Superficially, both works are similar. Both are “micro-analyses.” José Yglesias’ In the Fist of the Revolution primarily concerns life in a Cuban country town before, during, and after the armed stage of the Revolution. Elizabeth Sutherland’s The Youngest Revolution deals with life all over Cuba from Havana to Playa Girón primarily since the Revolution came to power. Both are “personal reports,” and both are sympathetic. Yglesias and Sutherland seem relatively close to some of the people and relatively concerned about some of the problems, both of which form the basis of their analyses. And Yglesias and Sutherland are obviously excited by what Cuba is attempting and quite clearly want the Cuban revolutionary experiment to succeed.
Upon further consideration, however, one realizes that the two works are really quite different. In the Fist of the Revolution is an objective, penetrating, and thoroughly enjoyable micro-analysis of some of Cuba’s most outstanding and interesting problems. For example, the problem of the alienated youth in the midst of an experiment based primarily upon youth is discussed not as a sociologist would analyze it, but as a novelist would fictionalize it. Yglesias’ discussion is, however, analysis and not fiction. As a result, the reader is immediately involved in a situation, but not so much as to lose his objectivity and miss the point of Yglesias’ insight. Scores of political, economic, and social problems are treated in a similar manner. The overall result is a relatively sophisticated analysis of the successes and failures of the Cuban Revolution as it is viewed by that most important of all men, “the common man.”

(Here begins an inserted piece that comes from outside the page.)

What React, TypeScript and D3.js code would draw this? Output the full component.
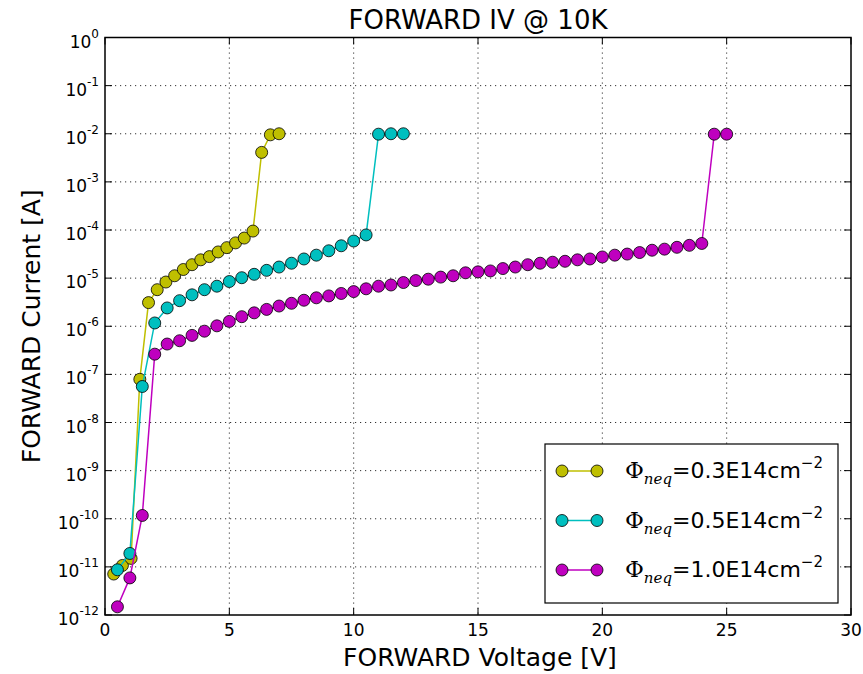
import React from "react";
import * as d3 from "d3";

// Forward bias I-V sweeps at 10 K for three fluences
const voltage03 = [0.35, 0.7, 1.05, 1.4, 1.75, 2.1, 2.45, 2.8, 3.15, 3.5, 3.85, 4.2, 4.55, 4.9, 5.25, 5.6, 5.95, 6.3, 6.65, 7.0];
const current03 = [7.1e-12, 1.07e-11, 1.5e-11, 7.9e-8, 3.1e-6, 5.75e-6, 8.3e-6, 1.12e-5, 1.51e-5, 1.9e-5, 2.4e-5, 2.8e-5, 3.5e-5, 4.3e-5, 5.4e-5, 6.8e-5, 9.5e-5, 4.1e-3, 9.5e-3, 1e-2];

const voltage05 = [0.5, 1.0, 1.5, 2.0, 2.5, 3.0, 3.5, 4.0, 4.5, 5.0, 5.5, 6.0, 6.5, 7.0, 7.5, 8.0, 8.5, 9.0, 9.5, 10.0, 10.5, 11.0, 11.5, 12.0];
const current05 = [8.7e-12, 1.9e-11, 5.6e-8, 1.17e-6, 2.4e-6, 3.4e-6, 4.5e-6, 5.75e-6, 6.8e-6, 8.5e-6, 1.02e-5, 1.2e-5, 1.45e-5, 1.7e-5, 2.04e-5, 2.5e-5, 3.0e-5, 3.7e-5, 4.7e-5, 5.9e-5, 7.9e-5, 9.8e-3, 1e-2, 1e-2];

const voltage10 = [0.5, 1.0, 1.5, 2.0, 2.5, 3.0, 3.5, 4.0, 4.5, 5.0, 5.5, 6.0, 6.5, 7.0, 7.5, 8.0, 8.5, 9.0, 9.5, 10.0, 10.5, 11.0, 11.5, 12.0, 12.5, 13.0, 13.5, 14.0, 14.5, 15.0, 15.5, 16.0, 16.5, 17.0, 17.5, 18.0, 18.5, 19.0, 19.5, 20.0, 20.5, 21.0, 21.5, 22.0, 22.5, 23.0, 23.5, 24.0, 24.5, 25.0];
const current10 = [1.48e-12, 5.9e-12, 1.17e-10, 2.63e-7, 4.27e-7, 5.0e-7, 6.46e-7, 7.9e-7, 1.02e-6, 1.26e-6, 1.58e-6, 1.9e-6, 2.24e-6, 2.63e-6, 3.0e-6, 3.47e-6, 3.9e-6, 4.27e-6, 4.8e-6, 5.25e-6, 6.0e-6, 6.8e-6, 7.2e-6, 8.1e-6, 8.9e-6, 9.5e-6, 1.05e-5, 1.12e-5, 1.29e-5, 1.35e-5, 1.41e-5, 1.58e-5, 1.7e-5, 1.9e-5, 2.04e-5, 2.14e-5, 2.24e-5, 2.4e-5, 2.5e-5, 2.75e-5, 3.0e-5, 3.16e-5, 3.4e-5, 3.8e-5, 4.0e-5, 4.37e-5, 4.8e-5, 5.25e-5, 9.8e-3, 9.8e-3];

const fluenceLabels = ["0.3E14", "0.5E14", "1.0E14"];
const seriesColors = ["#bfbf00", "#00bfbf", "#bf00bf"];

const xTicks = [0, 5, 10, 15, 20, 25, 30];
const yExponents = [0, -1, -2, -3, -4, -5, -6, -7, -8, -9, -10, -11, -12];

const series = [
  { label: fluenceLabels[0], color: seriesColors[0], v: voltage03, i: current03 },
  { label: fluenceLabels[1], color: seriesColors[1], v: voltage05, i: current05 },
  { label: fluenceLabels[2], color: seriesColors[2], v: voltage10, i: current10 },
];

const W = 863;
const H = 674;
const left = 105;
const right = 851;
const top = 37.5;
const bottom = 615;

const sans = "'DejaVu Sans', sans-serif";
const serif = "'DejaVu Serif', serif";

export default function App() {
  const x = d3.scaleLinear().domain([0, 30]).range([left, right]);
  const y = d3.scaleLog().domain([1e-12, 1]).range([bottom, top]);

  const line = d3
    .line<[number, number]>()
    .x((d) => x(d[0]))
    .y((d) => y(d[1]));

  const tickLen = 7;
  const legendX = 545;
  const legendY = 444;
  const legendW = 293;
  const legendH = 159;

  return (
    <svg
      width={W}
      height={H}
      style={{ position: "absolute", left: 0, top: 0, background: "#fff" }}
    >
      <rect x={0} y={0} width={W} height={H} fill="#fff" />

      {/* grid */}
      <g stroke="#333" strokeWidth={1} strokeDasharray="1.2,3.8">
        {xTicks.slice(1, -1).map((t) => (
          <line key={"gx" + t} x1={x(t)} x2={x(t)} y1={top} y2={bottom} />
        ))}
        {yExponents.slice(1, -1).map((e) => (
          <line key={"gy" + e} x1={left} x2={right} y1={y(Math.pow(10, e))} y2={y(Math.pow(10, e))} />
        ))}
      </g>

      {/* data */}
      {series.map((s) => {
        const pts = s.v.map((v, k) => [v, s.i[k]] as [number, number]);
        return (
          <g key={s.label}>
            <path d={line(pts) || ""} fill="none" stroke={s.color} strokeWidth={1.5} />
            {pts.map((p, k) => (
              <circle
                key={k}
                cx={x(p[0])}
                cy={y(p[1])}
                r={6}
                fill={s.color}
                stroke="#000"
                strokeOpacity={0.8}
                strokeWidth={1}
              />
            ))}
          </g>
        );
      })}

      {/* ticks */}
      <g stroke="#000" strokeWidth={1}>
        {xTicks.map((t) => (
          <g key={"tx" + t}>
            <line x1={x(t)} x2={x(t)} y1={bottom} y2={bottom - tickLen} />
            <line x1={x(t)} x2={x(t)} y1={top} y2={top + tickLen} />
          </g>
        ))}
        {yExponents.map((e) => (
          <g key={"ty" + e}>
            <line x1={left} x2={left + tickLen} y1={y(Math.pow(10, e))} y2={y(Math.pow(10, e))} />
            <line x1={right} x2={right - tickLen} y1={y(Math.pow(10, e))} y2={y(Math.pow(10, e))} />
          </g>
        ))}
      </g>

      {/* frame */}
      <rect x={left} y={top} width={right - left} height={bottom - top} fill="none" stroke="#000" strokeWidth={1.5} />

      {/* x tick labels */}
      <g fontFamily={sans} fontSize={17} fill="#000" textAnchor="middle">
        {xTicks.map((t) => (
          <text key={"lx" + t} x={x(t)} y={bottom + 21}>
            {t}
          </text>
        ))}
      </g>

      {/* y tick labels */}
      <g fontFamily={sans} fill="#000" textAnchor="end">
        {yExponents.map((e) => (
          <text key={"ly" + e} x={left - 6} y={y(Math.pow(10, e)) + 10} fontSize={17}>
            <tspan>10</tspan>
            <tspan dy={-10} fontSize={12}>
              {e < 0 ? "-" + Math.abs(e) : String(e)}
            </tspan>
          </text>
        ))}
      </g>

      {/* title and axis labels */}
      <text x={(left + right) / 2} y={29} textAnchor="middle" fontFamily={sans} fontSize={26} fill="#000">
        FORWARD IV @ 10K
      </text>
      <text x={480} y={666} textAnchor="middle" fontFamily={sans} fontSize={25} fill="#000">
        FORWARD Voltage [V]
      </text>
      <text
        transform={`translate(40, ${(top + bottom) / 2}) rotate(-90)`}
        textAnchor="middle"
        fontFamily={sans}
        fontSize={25}
        fill="#000"
      >
        FORWARD Current [A]
      </text>

      {/* legend */}
      <rect x={legendX} y={legendY} width={legendW} height={legendH} fill="#fff" stroke="#000" strokeWidth={1.2} />
      {series.map((s, k) => {
        const ly = 471 + k * 49.5;
        return (
          <g key={"lg" + s.label}>
            <line x1={562} x2={597} y1={ly} y2={ly} stroke={s.color} strokeWidth={1.5} />
            <circle cx={562} cy={ly} r={6} fill={s.color} stroke="#000" strokeOpacity={0.8} strokeWidth={1} />
            <circle cx={597} cy={ly} r={6} fill={s.color} stroke="#000" strokeOpacity={0.8} strokeWidth={1} />
            <text x={625} y={ly + 7} fontSize={22} fill="#000" fontFamily={sans}>
              <tspan fontFamily={serif} fontSize={23}>Φ</tspan>
              <tspan fontFamily={serif} fontStyle="italic" fontSize={15} dy={6}>neq</tspan>
              <tspan fontFamily={serif} dy={-6}>=</tspan>
              <tspan>{s.label}cm</tspan>
              <tspan fontSize={15} dy={-10}>{"\u22122"}</tspan>
            </text>
          </g>
        );
      })}
    </svg>
  );
}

The Youngest Revolution is an overly committed, basically superficial micro-analysis of primarily class, race, and sex in Cuba. According to Sutherland: “Of the many old ideas embedded in that pre-Revolutionary scene, those which in 1967 seemed hardest and most vital to solve fell into three areas of human relationships: class, race, and sex” (p. 98). Sutherland, however, outlines what seem to me the crucial and incidentally the most interesting questions—“How can ways of thinking and behaving, rooted in old economic relationships between people, become altered to harmonize with the new relationships?” or “How, in short, do you change what is commonly called ‘human nature’?” (p. 97). These are the “big questions” which must certainly be asked by every twentieth-century man and woman, whether revolutionary or not. It would be helpful indeed to have a micro-analysis of the Cuban Revolution with these questions as its central focus. Sutherland seemingly makes a stab at such an analysis, but devotes far too much space to the unique sidelights and not enough to the “central focus.” Further, she makes far too many statements which sound effective, but are actually rather meaningless. For example, when discussing Cuba’s New Man, i.e., Che’s “constantly unfinished product,” she concludes that “the name of the game was dialectics; its only unbreakable rules were Marx’s favorite maxim, ‘Doubt everything,’ and ‘Keep the faith’” (p. 190). I do not see how anyone can keep the faith while doubting everything. This one contradiction is not, of course, sufficient reason to condemn. Unfortunately, however, it illustrates too much of the thinking that went into The Youngest Revolution.
In conclusion, I recommend José Yglesias’ In the Fist of the Revolution to anyone interested in first-rate analysis and good literature, whatever his interest in Cuba. I recommend Elizabeth Sutherland’s The Youngest Revolution only to those who feel that they simply must read everything in print on Cuba.